医師を辞め、がん闘病中の被害者は負傷したものの無事で、回復しているという。
冷凍庫の中などを荒らしていた大型のクマは階段にいた女性を見つけると攻撃に転じていた。女性はあまりにも急進展だったため事態を認識出来なかったとしながらも、クマの大きな手が顔の前にあるのは見えたと振り返った。
クマはその後も2度にわたって攻撃する構えを見せたが、女性は叫び声を何度も上げながら、キルトやローブを投げ付けてクマをおびえさせるなどの対抗手段も講じた。夫や息子が自室から出て来た時、クマは小屋の外へ飛び出したという。
緊急通報を受け救助隊がその後到着し、女性は病院へ急きょ搬送された。出血がひどく、顔を含め体の多くの場所にひっかき傷などを負い、左胸近くにはかまれた傷跡も残った。

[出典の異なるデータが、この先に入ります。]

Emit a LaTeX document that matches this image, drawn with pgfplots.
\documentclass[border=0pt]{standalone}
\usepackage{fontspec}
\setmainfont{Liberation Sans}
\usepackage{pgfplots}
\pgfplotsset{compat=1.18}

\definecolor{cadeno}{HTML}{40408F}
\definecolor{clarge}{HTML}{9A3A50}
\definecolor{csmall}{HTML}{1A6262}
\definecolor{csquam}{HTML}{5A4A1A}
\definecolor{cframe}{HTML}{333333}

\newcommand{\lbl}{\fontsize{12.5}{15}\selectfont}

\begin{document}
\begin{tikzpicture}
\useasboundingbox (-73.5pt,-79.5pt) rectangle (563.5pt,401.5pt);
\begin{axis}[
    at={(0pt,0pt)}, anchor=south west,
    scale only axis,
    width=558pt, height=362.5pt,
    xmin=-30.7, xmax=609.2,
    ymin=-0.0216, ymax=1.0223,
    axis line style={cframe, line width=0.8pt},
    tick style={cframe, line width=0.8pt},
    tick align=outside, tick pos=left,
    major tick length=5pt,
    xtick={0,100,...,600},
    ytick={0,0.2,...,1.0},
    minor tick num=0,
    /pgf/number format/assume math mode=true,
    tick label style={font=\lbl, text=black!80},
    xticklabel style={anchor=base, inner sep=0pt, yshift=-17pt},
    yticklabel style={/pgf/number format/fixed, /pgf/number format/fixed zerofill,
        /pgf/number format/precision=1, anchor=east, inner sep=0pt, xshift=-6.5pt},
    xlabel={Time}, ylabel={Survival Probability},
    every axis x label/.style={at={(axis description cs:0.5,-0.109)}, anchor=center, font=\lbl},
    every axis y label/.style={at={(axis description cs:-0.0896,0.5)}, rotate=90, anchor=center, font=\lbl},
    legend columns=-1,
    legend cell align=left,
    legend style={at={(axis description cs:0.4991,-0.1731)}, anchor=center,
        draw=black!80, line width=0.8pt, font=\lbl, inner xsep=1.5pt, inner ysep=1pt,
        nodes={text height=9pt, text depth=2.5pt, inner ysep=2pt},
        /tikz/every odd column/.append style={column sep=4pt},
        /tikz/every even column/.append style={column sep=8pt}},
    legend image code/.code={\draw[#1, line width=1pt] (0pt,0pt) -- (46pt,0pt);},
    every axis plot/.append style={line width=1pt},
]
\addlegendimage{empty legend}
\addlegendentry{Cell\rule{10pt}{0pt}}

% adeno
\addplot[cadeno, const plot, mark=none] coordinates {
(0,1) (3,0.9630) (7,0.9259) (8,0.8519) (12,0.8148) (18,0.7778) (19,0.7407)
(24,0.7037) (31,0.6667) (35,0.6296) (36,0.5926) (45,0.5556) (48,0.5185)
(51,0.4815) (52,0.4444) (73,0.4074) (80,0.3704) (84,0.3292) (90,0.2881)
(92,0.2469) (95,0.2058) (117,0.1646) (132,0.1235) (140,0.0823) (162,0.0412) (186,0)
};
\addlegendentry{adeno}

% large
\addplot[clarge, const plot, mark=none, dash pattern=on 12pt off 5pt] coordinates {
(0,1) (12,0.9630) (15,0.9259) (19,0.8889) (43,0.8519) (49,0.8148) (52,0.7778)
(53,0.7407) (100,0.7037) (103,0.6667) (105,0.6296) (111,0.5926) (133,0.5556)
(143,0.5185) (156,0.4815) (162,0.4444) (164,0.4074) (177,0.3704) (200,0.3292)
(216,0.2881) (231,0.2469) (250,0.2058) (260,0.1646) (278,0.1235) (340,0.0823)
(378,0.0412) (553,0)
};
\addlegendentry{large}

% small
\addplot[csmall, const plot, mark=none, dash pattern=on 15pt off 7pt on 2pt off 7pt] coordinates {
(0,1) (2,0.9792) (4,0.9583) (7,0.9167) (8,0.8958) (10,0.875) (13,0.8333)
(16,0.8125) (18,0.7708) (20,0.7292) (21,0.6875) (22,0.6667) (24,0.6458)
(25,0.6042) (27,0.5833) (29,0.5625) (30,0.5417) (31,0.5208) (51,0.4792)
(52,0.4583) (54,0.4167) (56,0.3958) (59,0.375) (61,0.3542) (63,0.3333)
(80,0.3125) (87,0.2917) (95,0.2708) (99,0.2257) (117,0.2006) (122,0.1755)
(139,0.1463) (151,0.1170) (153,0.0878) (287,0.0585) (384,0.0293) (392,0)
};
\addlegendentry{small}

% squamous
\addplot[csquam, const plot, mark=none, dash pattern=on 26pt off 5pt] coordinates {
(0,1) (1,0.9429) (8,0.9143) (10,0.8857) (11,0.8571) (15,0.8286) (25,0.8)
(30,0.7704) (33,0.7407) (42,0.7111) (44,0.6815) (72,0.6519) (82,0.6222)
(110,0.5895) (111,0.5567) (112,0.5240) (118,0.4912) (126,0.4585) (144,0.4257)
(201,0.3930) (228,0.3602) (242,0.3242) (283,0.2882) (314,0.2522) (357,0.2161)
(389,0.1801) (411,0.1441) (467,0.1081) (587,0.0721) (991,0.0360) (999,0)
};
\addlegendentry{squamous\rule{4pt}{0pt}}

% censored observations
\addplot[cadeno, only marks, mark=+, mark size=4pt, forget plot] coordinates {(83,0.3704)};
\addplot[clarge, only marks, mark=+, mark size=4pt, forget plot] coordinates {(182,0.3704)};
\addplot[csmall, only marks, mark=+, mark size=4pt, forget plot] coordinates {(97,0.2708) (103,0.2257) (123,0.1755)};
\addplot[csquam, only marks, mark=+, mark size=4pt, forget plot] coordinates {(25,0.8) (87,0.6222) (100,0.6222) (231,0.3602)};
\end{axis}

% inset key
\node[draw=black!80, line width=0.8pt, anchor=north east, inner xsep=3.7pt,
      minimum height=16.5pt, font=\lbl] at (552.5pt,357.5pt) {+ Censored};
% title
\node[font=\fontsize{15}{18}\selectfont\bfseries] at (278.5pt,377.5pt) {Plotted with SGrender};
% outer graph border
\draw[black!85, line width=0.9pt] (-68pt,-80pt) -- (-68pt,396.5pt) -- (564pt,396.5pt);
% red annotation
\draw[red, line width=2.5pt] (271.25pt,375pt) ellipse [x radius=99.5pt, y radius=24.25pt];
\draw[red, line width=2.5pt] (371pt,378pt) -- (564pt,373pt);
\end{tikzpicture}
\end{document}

腹部には深い裂傷も被った。リンパ肉腫の化学療法を受けているため臓器が損傷し、致命的な結果をもたらすことも恐れたという。女性は免疫不全でクマは細菌を保持しているため、医師は感染症や膿瘍(のうよう)の予防策として抗体物質を投与した。
女性はサンフランシスコ湾地区のオリンダに居住。災難に遭った山小屋は夫婦で自宅を離れ、たびたび訪問出来る数少ない場所の一つだった。女性は新型コロナウイルスのワクチン接種を済ませたが、がんの化学療法のため新型コロナに感染しやすいリスクがあり、外出も気軽に出来ない境遇にあった。
今回襲ったクマが捕まるまで山小屋に戻らない考えだ。同州の魚類野生生物局は小屋にわなを仕掛け、捕獲すれば安楽死処分にする予定。
カリフォルニアのアメリカグマは同州に生息する唯一の種類のクマ。推定の個体数は2万5000〜3万頭。成長した雌の体重は最高で200ポンド(約91キロ)、雄の場合は350ポンドに達する。